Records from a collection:
_ _ _

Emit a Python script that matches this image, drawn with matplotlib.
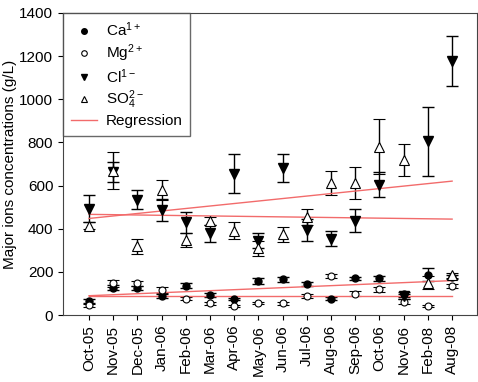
import numpy as np
import matplotlib
matplotlib.use('Agg')
import matplotlib.pyplot as plt
from matplotlib.lines import Line2D

plt.rcParams.update({'font.family': 'Liberation Sans', 'font.size': 11,
                     'mathtext.default': 'regular'})

months = ['Oct-05', 'Nov-05', 'Dec-05', 'Jan-06', 'Feb-06', 'Mar-06', 'Apr-06', 'May-06',
          'Jun-06', 'Jul-06', 'Aug-06', 'Sep-06', 'Oct-06', 'Nov-06', 'Feb-08', 'Aug-08']

ca = [66, 127, 127, 90, 136, 93, 74, 158, 167, 144, 77, 170, 170, 96, 188, 178]
ca_err = [8, 12, 10, 10, 12, 8, 6, 12, 12, 10, 8, 8, 12, 12, 30, 10]
mg = [46, 147, 147, 116, 77, 54, 42, 57, 54, 90, 181, 100, 120, 62, 43, 134]
mg_err = [6, 15, 12, 15, 8, 6, 6, 6, 6, 10, 8, 10, 12, 12, 6, 10]
cl = [494, 663, 535, 487, 430, 379, 655, 345, 680, 395, 355, 437, 605, 88, 805, 1178]
cl_err = [62, 45, 45, 50, 48, 40, 90, 35, 65, 50, 35, 53, 58, 12, 160, 115]
so4 = [415, 670, 320, 580, 348, 437, 392, 310, 375, 455, 613, 613, 780, 720, 150, 185]
so4_err = [18, 85, 35, 45, 33, 20, 38, 35, 35, 35, 57, 75, 128, 75, 30, 12]

# regression lines, start (Oct-05) and end (Aug-08) values
reg_cl = [448, 621]
reg_so4 = [467, 445]
reg_ca = [90, 160]
reg_mg = [88, 88]

x = np.arange(len(months))
RED = '#f26b6b'

fig, ax = plt.subplots(figsize=(4.78, 3.82), dpi=100)
fig.subplots_adjust(left=0.132, right=0.998, bottom=0.175, top=0.966)

eb = dict(ecolor='black', elinewidth=1, capsize=4, capthick=1, linestyle='none')
ax.errorbar(x, ca, yerr=ca_err, fmt='o', mfc='black', mec='black', ms=5, **eb)
ax.errorbar(x, mg, yerr=mg_err, fmt='o', mfc='white', mec='black', ms=5, mew=0.8, **eb)
ax.errorbar(x, cl, yerr=cl_err, fmt='v', mfc='black', mec='black', ms=7, **eb)
ax.errorbar(x, so4, yerr=so4_err, fmt='^', mfc='white', mec='black', ms=7, mew=0.8, **eb)

xr = [x[0], x[-1]]
for reg in (reg_cl, reg_so4, reg_ca, reg_mg):
    ax.plot(xr, reg, color=RED, lw=1)

ax.set_xlim(-1.07, 16.03)
ax.set_ylim(0, 1400)
ax.set_yticks(range(0, 1401, 200))
ax.set_xticks(x)
ax.set_xticklabels(months, rotation=90)
ax.set_ylabel('Major ions concentrations (g/L)', fontsize=11, labelpad=2)
for s in ax.spines.values():
    s.set_color('#444444')

handles = [
    Line2D([], [], ls='none', marker='o', mfc='black', mec='black', ms=4),
    Line2D([], [], ls='none', marker='o', mfc='white', mec='black', ms=4, mew=0.8),
    Line2D([], [], ls='none', marker='v', mfc='black', mec='black', ms=5),
    Line2D([], [], ls='none', marker='^', mfc='white', mec='black', ms=5, mew=0.8),
    Line2D([], [], color=RED, lw=1),
]
labels = ['Ca$^{1+}$', 'Mg$^{2+}$', 'Cl$^{1-}$', 'SO$_4^{2-}$', 'Regression']
leg = ax.legend(handles, labels, loc='upper left', frameon=True, fancybox=False,
                borderaxespad=0, handlelength=1.7, handletextpad=0.6, labelspacing=0.2,
                fontsize=11, borderpad=0.5)
leg.get_frame().set_edgecolor('#444444')
leg.get_frame().set_linewidth(1)

plt.savefig('out.png', dpi=100)
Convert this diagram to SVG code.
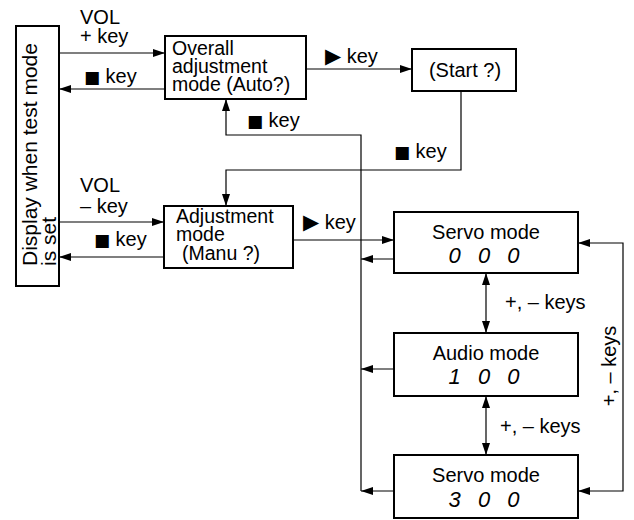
<svg xmlns="http://www.w3.org/2000/svg" width="634" height="520" viewBox="0 0 634 520">
<defs>
<style>
text{font-family:"Liberation Sans",Arial,sans-serif;font-size:20px;fill:#000}
.box{fill:#fff;stroke:#000;stroke-width:2}
.ln{fill:none;stroke:#000;stroke-width:1.2}
.dg{font-style:italic;font-size:22px;word-spacing:11px;text-anchor:middle}
.c{text-anchor:middle}
.sym{font-family:"DejaVu Sans",sans-serif;font-size:17px}
.tri{font-family:"DejaVu Sans",sans-serif;font-size:21px}
.bt{font-size:19.5px}
</style>
<marker id="ah" viewBox="0 0 12 8" refX="12" refY="4" markerWidth="12" markerHeight="8" markerUnits="userSpaceOnUse" orient="auto-start-reverse">
<path d="M0,0 L12,4 L0,8 Z" fill="#000"/>
</marker>
</defs>
<g id="connectors">
<path class="ln" d="M59,53 H165" marker-end="url(#ah)"/>
<path class="ln" d="M165,89 H59" marker-end="url(#ah)"/>
<path class="ln" d="M306,69 H412" marker-end="url(#ah)"/>
<path class="ln" d="M461,91 V170 H226 V206" marker-end="url(#ah)"/>
<path class="ln" d="M361,491 V135 H226 V99" marker-end="url(#ah)"/>
<path class="ln" d="M394,259 H361" marker-end="url(#ah)"/>
<path class="ln" d="M394,369 H361" marker-end="url(#ah)"/>
<path class="ln" d="M394,491 H361" marker-end="url(#ah)"/>
<path class="ln" d="M59,222 H164" marker-end="url(#ah)"/>
<path class="ln" d="M164,257 H59" marker-end="url(#ah)"/>
<path class="ln" d="M293,240 H394" marker-end="url(#ah)"/>
<path class="ln" d="M623,367 V243 H578" marker-end="url(#ah)"/>
<path class="ln" d="M623,367 V491 H578" marker-end="url(#ah)"/>
<path class="ln" d="M486,273 V333" marker-start="url(#ah)" marker-end="url(#ah)"/>
<path class="ln" d="M486,396 V455" marker-start="url(#ah)" marker-end="url(#ah)"/>
<text x="80" y="24">VOL</text>
<text x="80" y="43">+ key</text>
<text x="84" y="83"><tspan class="sym">■</tspan> key</text>
<text x="325" y="63"><tspan class="tri">▶</tspan> key</text>
<text x="247" y="127"><tspan class="sym">■</tspan> key</text>
<text x="394" y="158"><tspan class="sym">■</tspan> key</text>
<text x="80" y="192">VOL</text>
<text x="80" y="213">– key</text>
<text x="94" y="246"><tspan class="sym">■</tspan> key</text>
<text x="303" y="229"><tspan class="tri">▶</tspan> key</text>
<text x="505" y="309">+, – keys</text>
<text x="500" y="433">+, – keys</text>
<text class="c" transform="translate(616,366) rotate(-90)">+, – keys</text>
</g>
<g id="display">
<rect class="box" x="16" y="26" width="43" height="260"/>
<text transform="translate(37,266) rotate(-90)" style="font-size:21px">Display when test mode</text>
<text transform="translate(56,266) rotate(-90)" style="font-size:21px">is set</text>
</g>
<g id="overall">
<rect class="box" x="165" y="36" width="141" height="63"/>
<text class="bt" x="172" y="55">Overall</text>
<text class="bt" x="172" y="73">adjustment</text>
<text class="bt" x="172" y="91">mode (Auto?)</text>
</g>
<g id="start">
<rect class="box" x="412" y="49" width="104" height="42"/>
<text class="c" x="465" y="77">(Start ?)</text>
</g>
<g id="adjustment">
<rect class="box" x="164" y="206" width="129" height="62"/>
<text class="bt" x="176" y="223">Adjustment</text>
<text class="bt" x="176" y="241">mode</text>
<text class="bt" x="182" y="260">(Manu ?)</text>
</g>
<g id="servo000">
<rect class="box" x="394" y="212" width="184" height="61"/>
<text class="c" x="486" y="239">Servo mode</text>
<text class="dg" x="484" y="263">0 0 0</text>
</g>
<g id="audio100">
<rect class="box" x="394" y="333" width="184" height="63"/>
<text class="c" x="486" y="360">Audio mode</text>
<text class="dg" x="484" y="384">1 0 0</text>
</g>
<g id="servo300">
<rect class="box" x="394" y="455" width="184" height="63"/>
<text class="c" x="486" y="482">Servo mode</text>
<text class="dg" x="484" y="507">3 0 0</text>
</g>
</svg>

_ _ _

Request
Return the material line for line, from its beginning to the line that contains "from matplotlib.lines import Line2D", with the pictures left out.

Final result
Emit a Python script that matches this image, drawn with matplotlib.
import numpy as np
import matplotlib
matplotlib.use('Agg')
import matplotlib.pyplot as plt
from matplotlib.lines import Line2D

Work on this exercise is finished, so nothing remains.